# THE PROBLEM
Retype the whole listing verbatim and keep the pictures out of it.

%%

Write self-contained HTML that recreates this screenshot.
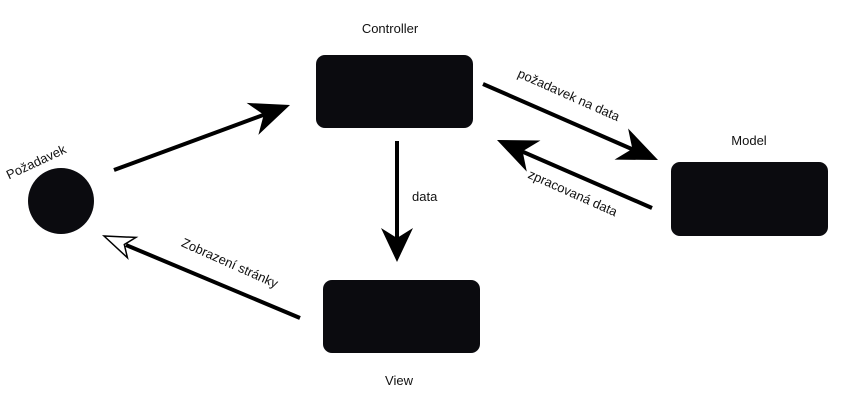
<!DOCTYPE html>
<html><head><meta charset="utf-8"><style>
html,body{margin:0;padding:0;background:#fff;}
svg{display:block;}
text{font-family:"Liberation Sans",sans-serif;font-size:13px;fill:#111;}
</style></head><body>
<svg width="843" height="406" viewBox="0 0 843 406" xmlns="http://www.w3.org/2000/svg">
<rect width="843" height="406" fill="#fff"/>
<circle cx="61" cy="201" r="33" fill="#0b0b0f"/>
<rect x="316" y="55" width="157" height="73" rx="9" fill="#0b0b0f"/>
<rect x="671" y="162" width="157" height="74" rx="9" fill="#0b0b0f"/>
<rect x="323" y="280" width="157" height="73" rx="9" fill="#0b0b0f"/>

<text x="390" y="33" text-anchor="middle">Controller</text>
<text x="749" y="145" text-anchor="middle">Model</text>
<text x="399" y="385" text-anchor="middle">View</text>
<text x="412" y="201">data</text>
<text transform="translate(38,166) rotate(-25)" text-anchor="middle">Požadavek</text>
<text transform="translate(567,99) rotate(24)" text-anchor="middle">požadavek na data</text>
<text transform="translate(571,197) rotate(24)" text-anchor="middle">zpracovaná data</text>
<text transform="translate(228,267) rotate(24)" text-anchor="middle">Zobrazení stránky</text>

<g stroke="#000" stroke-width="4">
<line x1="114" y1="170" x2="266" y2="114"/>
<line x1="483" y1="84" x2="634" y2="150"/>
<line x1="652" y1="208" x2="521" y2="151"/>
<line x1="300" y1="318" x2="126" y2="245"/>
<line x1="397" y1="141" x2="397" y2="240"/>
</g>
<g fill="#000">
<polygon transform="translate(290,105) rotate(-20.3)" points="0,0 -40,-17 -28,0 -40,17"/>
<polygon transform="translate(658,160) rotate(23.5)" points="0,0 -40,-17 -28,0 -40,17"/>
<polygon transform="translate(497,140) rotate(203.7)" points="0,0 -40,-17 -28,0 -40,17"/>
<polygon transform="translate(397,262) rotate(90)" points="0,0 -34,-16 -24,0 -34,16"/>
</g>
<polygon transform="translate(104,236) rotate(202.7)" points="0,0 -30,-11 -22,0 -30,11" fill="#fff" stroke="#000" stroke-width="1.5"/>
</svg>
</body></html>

%%

# WRITTEN ANSWER
Write self-contained HTML that recreates this screenshot.
<!DOCTYPE html>
<html><head><meta charset="utf-8"><style>
html,body{margin:0;padding:0;background:#fff;}
svg{display:block;}
text{font-family:"Liberation Sans",sans-serif;font-size:13px;fill:#111;}
</style></head><body>
<svg width="843" height="406" viewBox="0 0 843 406" xmlns="http://www.w3.org/2000/svg">
<rect width="843" height="406" fill="#fff"/>
<circle cx="61" cy="201" r="33" fill="#0b0b0f"/>
<rect x="316" y="55" width="157" height="73" rx="9" fill="#0b0b0f"/>
<rect x="671" y="162" width="157" height="74" rx="9" fill="#0b0b0f"/>
<rect x="323" y="280" width="157" height="73" rx="9" fill="#0b0b0f"/>

<text x="390" y="33" text-anchor="middle">Controller</text>
<text x="749" y="145" text-anchor="middle">Model</text>
<text x="399" y="385" text-anchor="middle">View</text>
<text x="412" y="201">data</text>
<text transform="translate(38,166) rotate(-25)" text-anchor="middle">Požadavek</text>
<text transform="translate(567,99) rotate(24)" text-anchor="middle">požadavek na data</text>
<text transform="translate(571,197) rotate(24)" text-anchor="middle">zpracovaná data</text>
<text transform="translate(228,267) rotate(24)" text-anchor="middle">Zobrazení stránky</text>

<g stroke="#000" stroke-width="4">
<line x1="114" y1="170" x2="266" y2="114"/>
<line x1="483" y1="84" x2="634" y2="150"/>
<line x1="652" y1="208" x2="521" y2="151"/>
<line x1="300" y1="318" x2="126" y2="245"/>
<line x1="397" y1="141" x2="397" y2="240"/>
</g>
<g fill="#000">
<polygon transform="translate(290,105) rotate(-20.3)" points="0,0 -40,-17 -28,0 -40,17"/>
<polygon transform="translate(658,160) rotate(23.5)" points="0,0 -40,-17 -28,0 -40,17"/>
<polygon transform="translate(497,140) rotate(203.7)" points="0,0 -40,-17 -28,0 -40,17"/>
<polygon transform="translate(397,262) rotate(90)" points="0,0 -34,-16 -24,0 -34,16"/>
</g>
<polygon transform="translate(104,236) rotate(202.7)" points="0,0 -30,-11 -22,0 -30,11" fill="#fff" stroke="#000" stroke-width="1.5"/>
</svg>
</body></html>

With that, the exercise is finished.